* [Your task]:
In your copy, include every line of the listing below exactly but none of the pictures.
* Start *
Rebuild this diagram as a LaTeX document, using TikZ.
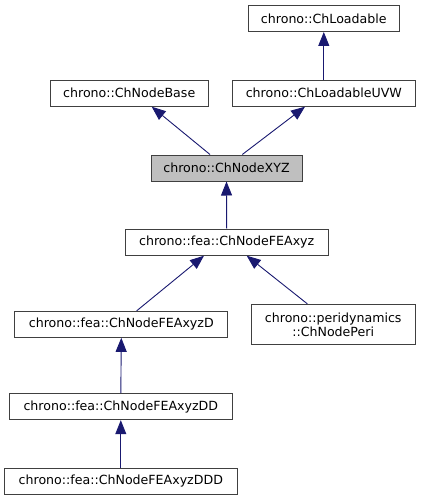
\documentclass[tikz,border=0pt]{standalone}
\usepackage{fontspec}
\setmainfont{DejaVu Sans}
\usetikzlibrary{arrows.meta}
\definecolor{edgec}{HTML}{191970}
\definecolor{boxc}{HTML}{404040}
\definecolor{hlc}{HTML}{BFBFBF}
\tikzset{
  cls/.style={draw=boxc, line width=1pt, fill=white, inner sep=0pt, minimum height=26pt, align=center, font=\fontsize{12.6}{14}\selectfont},
  inh/.style={draw=edgec, line width=0.9pt, -{Triangle[length=14pt,width=11pt]}},
}
\begin{document}
\begin{tikzpicture}[x=1pt,y=-1pt]
\useasboundingbox (0,0) rectangle (421,500);
\node[cls, minimum width=151pt] (loadable) at (323.8,18.5) {chrono::ChLoadable};
\node[cls, minimum width=158pt] (base) at (129.2,93.2) {chrono::ChNodeBase};
\node[cls, minimum width=183pt] (uvw) at (323.8,93.2) {chrono::ChLoadableUVW};
\node[cls, minimum width=151pt, fill=hlc] (xyz) at (226.5,168) {chrono::ChNodeXYZ};
\node[cls, minimum width=203pt] (fea) at (226.7,242.2) {chrono::fea::ChNodeFEAxyz};
\node[cls, minimum width=212.7pt] (fead) at (121.3,324.3) {chrono::fea::ChNodeFEAxyzD};
\node[cls, minimum width=163.7pt, minimum height=40.4pt] (peri) at (333.2,324.5) {chrono::peridynamics\\::ChNodePeri};
\node[cls, minimum width=223pt] (feadd) at (120.8,406.7) {chrono::fea::ChNodeFEAxyzDD};
\node[cls, minimum width=233pt] (feaddd) at (120.8,481.3) {chrono::fea::ChNodeFEAxyzDDD};
\draw[inh] ([xshift=-16.5pt]xyz.north) -- ([xshift=22.5pt]base.south);
\draw[inh] ([xshift=15.8pt]xyz.north) -- ([xshift=-18.8pt]uvw.south);
\draw[inh] (uvw.north) -- (loadable.south);
\draw[inh] (fea.north) -- (xyz.south);
\draw[inh] ([xshift=15.4pt]fead.north) -- ([xshift=-22.7pt]fea.south);
\draw[inh] ([xshift=-25.9pt]peri.north) -- ([xshift=20pt]fea.south);
\draw[inh] (feadd.north) -- (fead.south);
\draw[inh] (feaddd.north) -- (feadd.south);
\end{tikzpicture}
\end{document}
* End *
* [Solution below]:
Rebuild this diagram as a LaTeX document, using TikZ.
\documentclass[tikz,border=0pt]{standalone}
\usepackage{fontspec}
\setmainfont{DejaVu Sans}
\usetikzlibrary{arrows.meta}
\definecolor{edgec}{HTML}{191970}
\definecolor{boxc}{HTML}{404040}
\definecolor{hlc}{HTML}{BFBFBF}
\tikzset{
  cls/.style={draw=boxc, line width=1pt, fill=white, inner sep=0pt, minimum height=26pt, align=center, font=\fontsize{12.6}{14}\selectfont},
  inh/.style={draw=edgec, line width=0.9pt, -{Triangle[length=14pt,width=11pt]}},
}
\begin{document}
\begin{tikzpicture}[x=1pt,y=-1pt]
\useasboundingbox (0,0) rectangle (421,500);
\node[cls, minimum width=151pt] (loadable) at (323.8,18.5) {chrono::ChLoadable};
\node[cls, minimum width=158pt] (base) at (129.2,93.2) {chrono::ChNodeBase};
\node[cls, minimum width=183pt] (uvw) at (323.8,93.2) {chrono::ChLoadableUVW};
\node[cls, minimum width=151pt, fill=hlc] (xyz) at (226.5,168) {chrono::ChNodeXYZ};
\node[cls, minimum width=203pt] (fea) at (226.7,242.2) {chrono::fea::ChNodeFEAxyz};
\node[cls, minimum width=212.7pt] (fead) at (121.3,324.3) {chrono::fea::ChNodeFEAxyzD};
\node[cls, minimum width=163.7pt, minimum height=40.4pt] (peri) at (333.2,324.5) {chrono::peridynamics\\::ChNodePeri};
\node[cls, minimum width=223pt] (feadd) at (120.8,406.7) {chrono::fea::ChNodeFEAxyzDD};
\node[cls, minimum width=233pt] (feaddd) at (120.8,481.3) {chrono::fea::ChNodeFEAxyzDDD};
\draw[inh] ([xshift=-16.5pt]xyz.north) -- ([xshift=22.5pt]base.south);
\draw[inh] ([xshift=15.8pt]xyz.north) -- ([xshift=-18.8pt]uvw.south);
\draw[inh] (uvw.north) -- (loadable.south);
\draw[inh] (fea.north) -- (xyz.south);
\draw[inh] ([xshift=15.4pt]fead.north) -- ([xshift=-22.7pt]fea.south);
\draw[inh] ([xshift=-25.9pt]peri.north) -- ([xshift=20pt]fea.south);
\draw[inh] (feadd.north) -- (fead.south);
\draw[inh] (feaddd.north) -- (feadd.south);
\end{tikzpicture}
\end{document}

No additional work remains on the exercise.